Can we do this in our business? Can we possibly eliminate, or at least greatly reduce, our risk through preparation? Absolutely.
Prepare to provoke ideas
Here are some thoughts on how a team might prepare to provoke. It’s not a complete list, but they should be enough to spark some ideas on how your team might best prepare.
Own the conversation: Toward the end of my last blog “Exposing the Cloud Fallacy…” I list some tips mostly about being prepared to engage, such as getting smart on your topic, having an exceptional point of view, putting it on paper, and getting people excited. These are all important and valid steps. I won’t re-write them in this blog, but please read them here if you missed it.
If you are looking for some idea starters, IBM recently launched a pretty neat case study website called “Made With IBM.” Check it out to see some of the provocative stuff our firm is delivering.
Create your own permission and authority to speak: Some people are pegged or limited in what they seem credible talking about, and if your provocative idea is out of that scope, people will question why you are even discussing the matter. Through confidence, practice, experiences and studying, you can create your own permission and authority to discuss different topics that might be viewed as outside your purview. Don’t let other people determine this; instead, take the steps to create your own authority.
Work on it as a team: Don’t attempt to be provocative on your own.

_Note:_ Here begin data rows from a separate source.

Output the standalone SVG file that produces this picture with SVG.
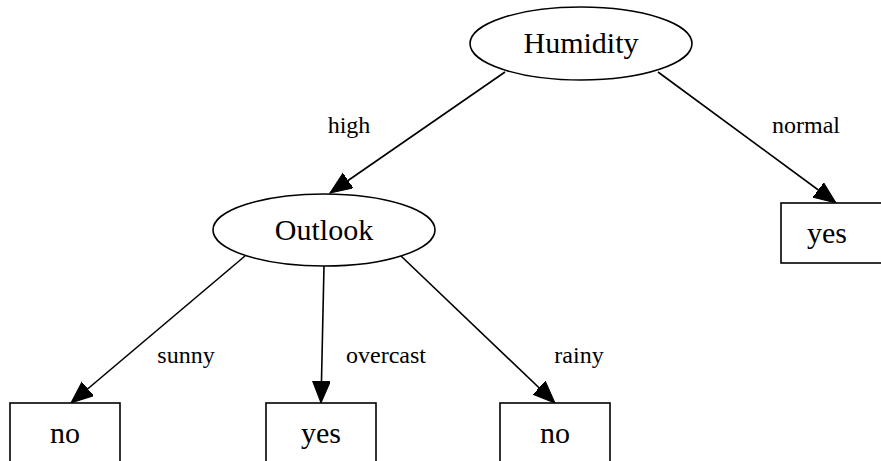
<svg xmlns="http://www.w3.org/2000/svg" width="881" height="461" viewBox="0 0 881 461">
<style>
.n{fill:#fff;stroke:#000;stroke-width:1.6}
.t{font-family:"Liberation Serif","Times New Roman",serif;font-size:30px;text-anchor:middle;fill:#000}
.l{font-family:"Liberation Serif","Times New Roman",serif;font-size:24px;text-anchor:middle;fill:#000}
.e{stroke:#000;stroke-width:1.6;fill:none;marker-end:url(#a)}
</style>
<defs>
<marker id="a" markerUnits="userSpaceOnUse" markerWidth="26" markerHeight="20" refX="22" refY="9" orient="auto">
<path d="M0,0 L22,9 L0,18 z" fill="#000" stroke="#000" stroke-width="1"/>
</marker>
</defs>
<rect width="881" height="461" fill="#fff"/>
<g id="edges">
<line class="e" x1="505" y1="72" x2="330" y2="193"/>
<line class="e" x1="658" y1="72" x2="836" y2="203"/>
<line class="e" x1="245" y1="256" x2="71" y2="403"/>
<line class="e" x1="324" y1="266" x2="321" y2="403"/>
<line class="e" x1="401" y1="256" x2="555" y2="403"/>
<text class="l" x="349" y="133">high</text>
<text class="l" x="806" y="133">normal</text>
<text class="l" x="186" y="363">sunny</text>
<text class="l" x="386" y="363">overcast</text>
<text class="l" x="579" y="363">rainy</text>
</g>
<g id="humidity">
<ellipse class="n" cx="581" cy="43.5" rx="111" ry="36.5"/>
<text class="t" x="581" y="53">Humidity</text>
</g>
<g id="outlook">
<ellipse class="n" cx="324" cy="230" rx="111" ry="36"/>
<text class="t" x="324" y="240">Outlook</text>
</g>
<g id="yes1">
<rect class="n" x="781" y="203" width="110" height="60"/>
<text class="t" x="827" y="243">yes</text>
</g>
<g id="no1">
<rect class="n" x="10" y="403" width="110" height="70"/>
<text class="t" x="65" y="443">no</text>
</g>
<g id="yes2">
<rect class="n" x="266" y="403" width="110" height="70"/>
<text class="t" x="321" y="443">yes</text>
</g>
<g id="no2">
<rect class="n" x="500" y="403" width="110" height="70"/>
<text class="t" x="555" y="443">no</text>
</g>
</svg>
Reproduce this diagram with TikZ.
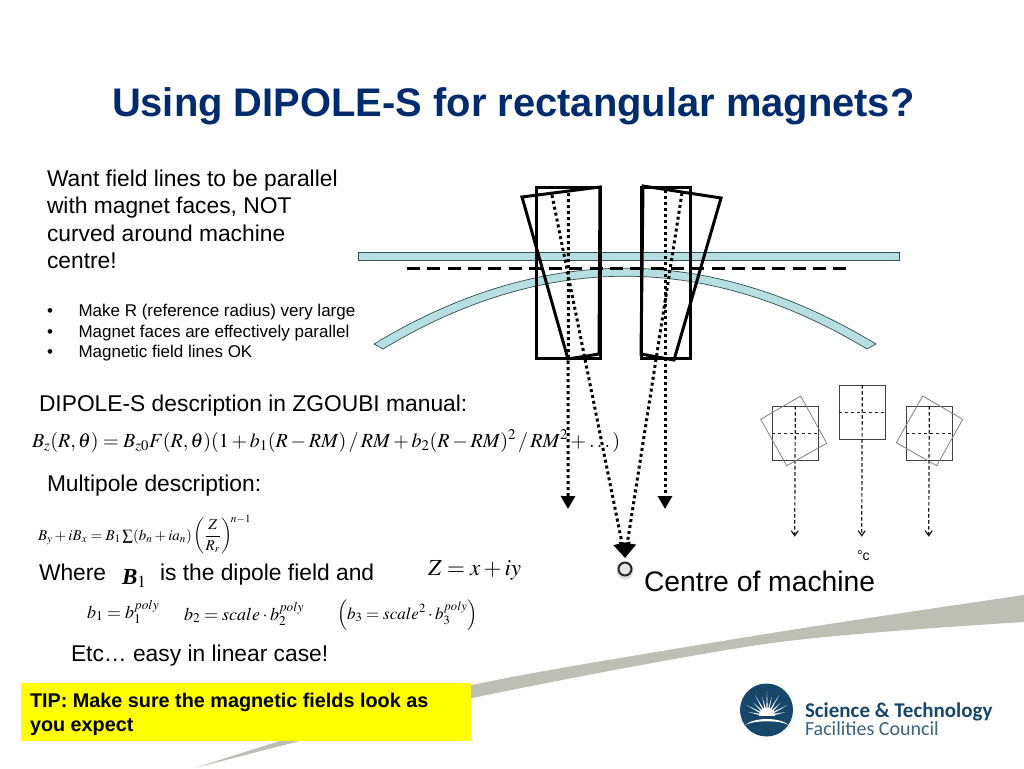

At the minimum, have your colleagues know and agree on what new information you plan to bring. The last thing you need is for your own teammates to be surprised and hurl objections at you. The best plan is to coordinate with the team, work through what the team’s point of view is, and prepare everybody to be active and competent actors in the conversation.
Calculate and understand your risk: How open-minded is your audience? What would be the consequences if you fail? How mature is the deal? What existing investments would your new ideas threaten? How much money is on the table? Figure this stuff out. Don’t necessarily make it a barrier to act, but rather a calculation in your preparation.
Predict and prepare for likely objections and reactions: Can you guess what they might say when they hear your new idea? Grab a whiteboard with your team and list out all of the possible objections or reactions that you might get. Purposefully plan for how you would address them with smart answers. Don’t let yourself be surprised or caught off guard.
Practice and role play: Get with your team and practice delivering your idea for your audience many times and long before you go live at the call. Have your teammates play devil’s advocate. Try out the ideas with as many different crowds as you can before bringing them to your audience. Go to your office and knock on doors and ask for a few minutes to get both reactions and to practice your pitch. Train like a fighter.
Bring prepared allies from both sides of the table: In my experience, you’ll likely have multiple people to pitch at different times and at different levels within the organization. Get some of those people on your side, ready to support your ideas, before you head into the meeting with the big boss.
Manage your emotions: Stay calm and affable even if the heat turns up. Know when to get excited, too (it’s important!). Just don’t let anything ugly or destructive take over your good sense.
Have a fallback plan: Have an alternate approach ready in case the provocative one doesn’t pan out. The provocation is only a failure if it was the only way to win and it didn’t work.
Engineer the conversation so everybody is a winner: Even though a provocative approach is controversial and unexpected, it can rarely be a situation where you are right and your audience is wrong. Persuasion only works when people arrive to the conclusion on their own. They have to feel like active participants and feel like they came to the right answer. It means their ideas have merit, too. The wise provoker knows how to make everybody a winner.
Now, I want you to “prepare for impact!” Not for torpedoes headed for your ship, but for the impact you’ll have after you prepare.